# SUCKING install OF frgl200 radeon 8500 and audigy worked fin

## doyouba

hello Gentoo World

 :Laughing: 

to install Gentoo correctly===2week

to install my sound card ( audigy)====2week

and now i want to install my video card (radeon 8500)

please help me

if is not possible to install the frgl200 for ati radeon 8500

can you tell me how to install the normal driver (radeon.o)

because when i run xf86config i can t see this video card on th data base

so   :Wink:  if someone can help us 

Au secoursLast edited by doyouba on Fri Jun 28, 2002 10:00 am; edited 1 time in total

----------

## fmalabre

Indeed, the card is not in the db, but just choose another ATI, and that will do the trick, they use the same driver.

Thus, you will have only 2D.

If you want to use the 3D, you need to wait the end of the year (Q4) when drivers will be included in XFree86.

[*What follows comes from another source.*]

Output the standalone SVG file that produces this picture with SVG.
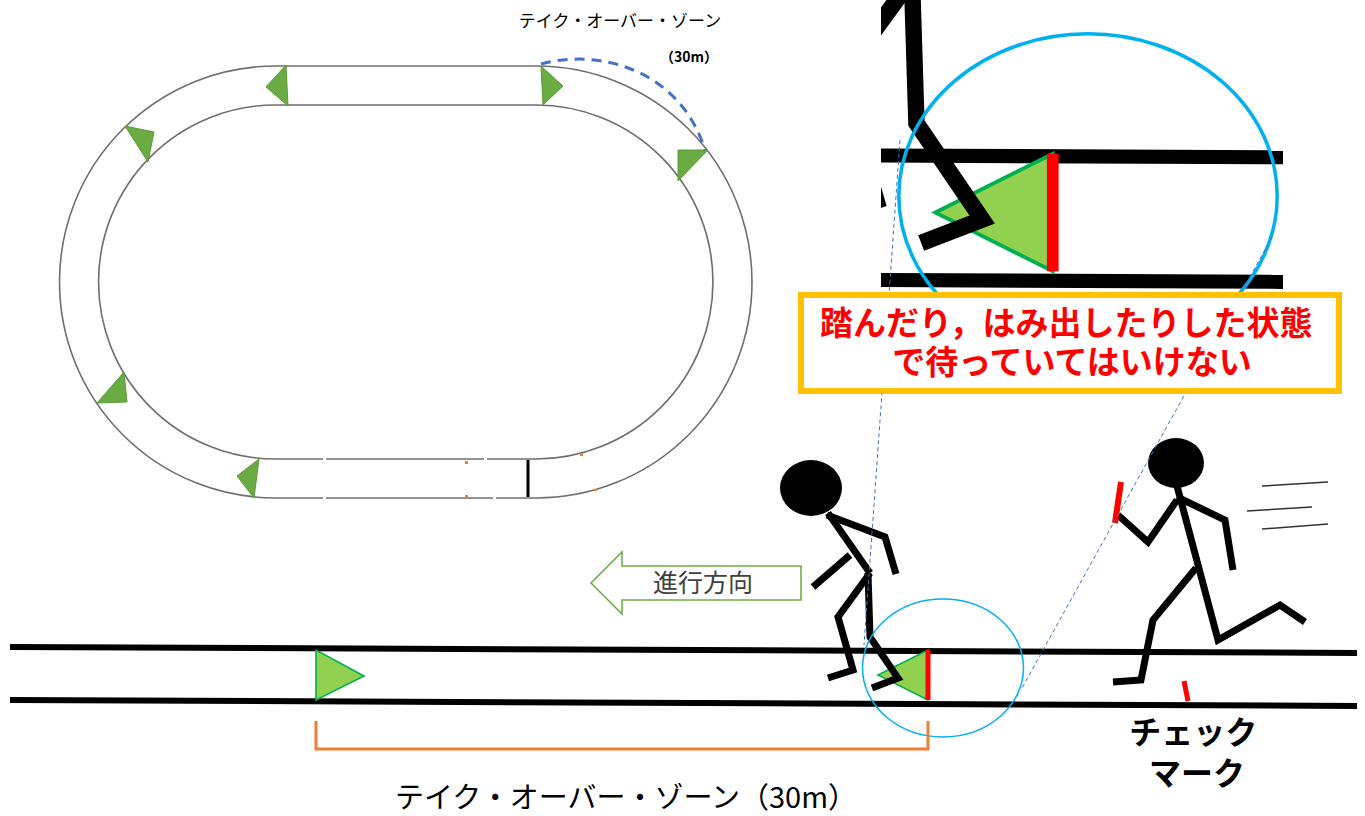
<svg xmlns="http://www.w3.org/2000/svg" xmlns:xlink="http://www.w3.org/1999/xlink" width="1365" height="816" viewBox="0 0 1365 816">
  <style>
    .trk{fill:none;stroke:#6e6e6e;stroke-width:1.6}
    .tri-o{fill:#6aab43;stroke:#5b9a37;stroke-width:1}
    .tri-b{fill:#92d050;stroke:#00b050;stroke-width:1.6}
    .lane{fill:none;stroke:#000;stroke-width:6}
    .limb{fill:none;stroke:#000;stroke-width:7;stroke-linejoin:miter;stroke-miterlimit:10}
    .ring{fill:none;stroke:#00b0f0;stroke-width:1.5}
    .guide{fill:none;stroke:#4472c4;stroke-width:1;stroke-dasharray:4 3}
    .jp{font-family:"Noto Sans CJK JP","Noto Sans",sans-serif}
    .speed{fill:none;stroke:#333;stroke-width:1.5}
  </style>
  <defs>
    <clipPath id="insetClip"><rect x="881" y="0" width="402" height="292"/></clipPath>
  </defs>

  <rect width="1365" height="816" fill="#fff"/>

  <!-- oval track overview -->
  <g id="oval">
    <path class="trk" d="M275.5,66 L536,66 A216,216 0 0 1 536,498 L275.5,498 A216,216 0 0 1 275.5,66 Z"/>
    <path class="trk" d="M275.5,105 L536,105 A177,177 0 0 1 536,459 L275.5,459 A177,177 0 0 1 275.5,105 Z"/>
    <g fill="#fff">
      <rect x="323" y="457" width="3" height="5"/>
      <rect x="323" y="495" width="3" height="5"/>
      <rect x="484" y="457" width="3" height="5"/>
      <rect x="493" y="495" width="3" height="5"/>
    </g>
    <line x1="528" y1="460" x2="528" y2="497" stroke="#000" stroke-width="3"/>
    <g fill="#ed7d31">
      <rect x="465" y="461" width="3" height="3"/>
      <rect x="465" y="495" width="3" height="3"/>
      <rect x="580" y="453" width="3" height="3"/>
      <rect x="594" y="489" width="3" height="2"/>
    </g>
    <polygon class="tri-o" points="286,65 288,106 266,87"/>
    <polygon class="tri-o" points="125,126 154,132 148,162"/>
    <polygon class="tri-o" points="541,66 543,105 563,86"/>
    <polygon class="tri-o" points="678,150 708,150 678,181"/>
    <polygon class="tri-o" points="124,372 127,402 97,403"/>
    <polygon class="tri-o" points="259,459 254,498 237,476"/>
    <path d="M541,64 C600,48 680,70 705,150" fill="none" stroke="#4472c4" stroke-width="3" stroke-dasharray="10 7"/>
  </g>

  <g id="oval-labels" class="jp">
    <text x="620" y="27" font-size="17" text-anchor="middle" fill="#000">テイク・オーバー・ゾーン</text>
    <text x="689" y="62" font-size="14" font-weight="bold" text-anchor="middle" fill="#000">（30m）</text>
  </g>

  <!-- straight lane with the outgoing runner at the zone mark -->
  <g id="scene">
    <line class="lane" x1="10" y1="647" x2="1357" y2="653"/>
    <line class="lane" x1="10" y1="700" x2="1357" y2="706"/>
    <polygon class="tri-b" points="928,650 928,700 878,675"/>
    <rect x="925.5" y="650" width="5" height="50" fill="#ff0000"/>
    <g id="runner-waiting">
      <ellipse cx="811" cy="488" rx="31" ry="28" fill="#000"/>
      <polyline class="limb" points="828,513 870,573"/>
      <polyline class="limb" points="827,515 885,537 896,574"/>
      <polyline class="limb" points="850,555 813,587"/>
      <polyline class="limb" points="870,573 838,617 853,670 828,678"/>
      <polyline class="limb" points="868,573 870,637 898,678 872,688"/>
    </g>
    <ellipse class="ring" cx="943" cy="668" rx="80.5" ry="69"/>
  </g>

  <!-- enlarged view of the mark -->
  <g id="inset" clip-path="url(#insetClip)">
    <use href="#scene" xlink:href="#scene" transform="translate(-1128.05,-1373.8) scale(2.35)"/>
  </g>

  <g id="start-mark">
    <polygon class="tri-b" points="316,650 316,700 364,676"/>
  </g>

  <g id="zone-bracket">
    <polyline points="316,721 316,749 928,749 928,721" fill="none" stroke="#ed7d31" stroke-width="3"/>
  </g>

  <g id="runner-incoming">
    <ellipse cx="1176" cy="463" rx="28" ry="25" fill="#000"/>
    <polyline class="limb" points="1177,486 1218,640 1280,605 1305,622"/>
    <polyline class="limb" points="1196,568 1153,620 1141,680 1113,682"/>
    <polyline class="limb" points="1177,497 1225,520 1233,570"/>
    <polyline class="limb" points="1177,500 1148,542 1118,515"/>
    <line x1="1121" y1="482" x2="1115" y2="523" stroke="#ff0000" stroke-width="6"/>
    <line class="speed" x1="1262" y1="486" x2="1328" y2="482"/>
    <line class="speed" x1="1247" y1="511" x2="1312" y2="507"/>
    <line class="speed" x1="1262" y1="529" x2="1328" y2="524"/>
  </g>

  <g id="check-mark">
    <line x1="1184" y1="681" x2="1188" y2="701" stroke="#ff0000" stroke-width="5"/>
    <text class="jp" font-size="32" font-weight="bold" text-anchor="middle" fill="#000">
      <tspan x="1197" y="744">チェック</tspan>
      <tspan x="1197" y="785">マーク</tspan>
    </text>
  </g>

  <g id="direction">
    <path d="M591,583 L622,552 L622,566 L801,566 L801,600 L622,600 L622,614 Z" fill="#fff" stroke="#70ad47" stroke-width="1.6"/>
    <text class="jp" x="703" y="592" font-size="25" text-anchor="middle" fill="#404040">進行方向</text>
  </g>

  <g id="zone-label">
    <text class="jp" x="626" y="808" font-size="29" text-anchor="middle" fill="#000">テイク・オーバー・ゾーン（30m）</text>
  </g>

  <g id="connectors">
    <line class="guide" x1="900" y1="140" x2="864" y2="645"/>
    <line class="guide" x1="1272" y1="237" x2="1022" y2="688"/>
  </g>

  <g id="warning">
    <rect x="801" y="295" width="538" height="96" fill="#fff" stroke="#ffc000" stroke-width="6"/>
    <text class="jp" font-size="33" font-weight="bold" text-anchor="middle" fill="#ff0000">
      <tspan x="1070" y="335">踏んだり，はみ出したりした状態</tspan>
      <tspan x="1072" y="374">で待っていてはいけない</tspan>
    </text>
  </g>
</svg>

Meanwhile, I heard people making it work with FireGL drivers, or ou can try the drivers from Accelerated X, but those are not free, but they work great.

----------

## klieber

Semi-OT, but I know some other users have been struggling with getting their audigys to work correctly in Gentoo.  Could you post a brief description of how you got yours working?  (kernel config, any special hoops you had to jump through, etc.)

--kurt

----------

## doyouba

AUDIGY

1-- the first time i make a make menuconfig i put emu10k1 driver as module

2-- then i emerge emu10k1-audigy

3-- edit modules.autoload and put "emu10k1"

THAT ALL

NOBODY KNOW HOW TO WITCH LIBRARY I NEED TO INSTALL

FOR THE FIREGL200 DRIVER?

----------

## zaphf

Having just installed Gentoo I havn't had time to look into submitting a proper bug report, but for those following the above instructions for the audigy will need to alter a script that seems to run when the module loads.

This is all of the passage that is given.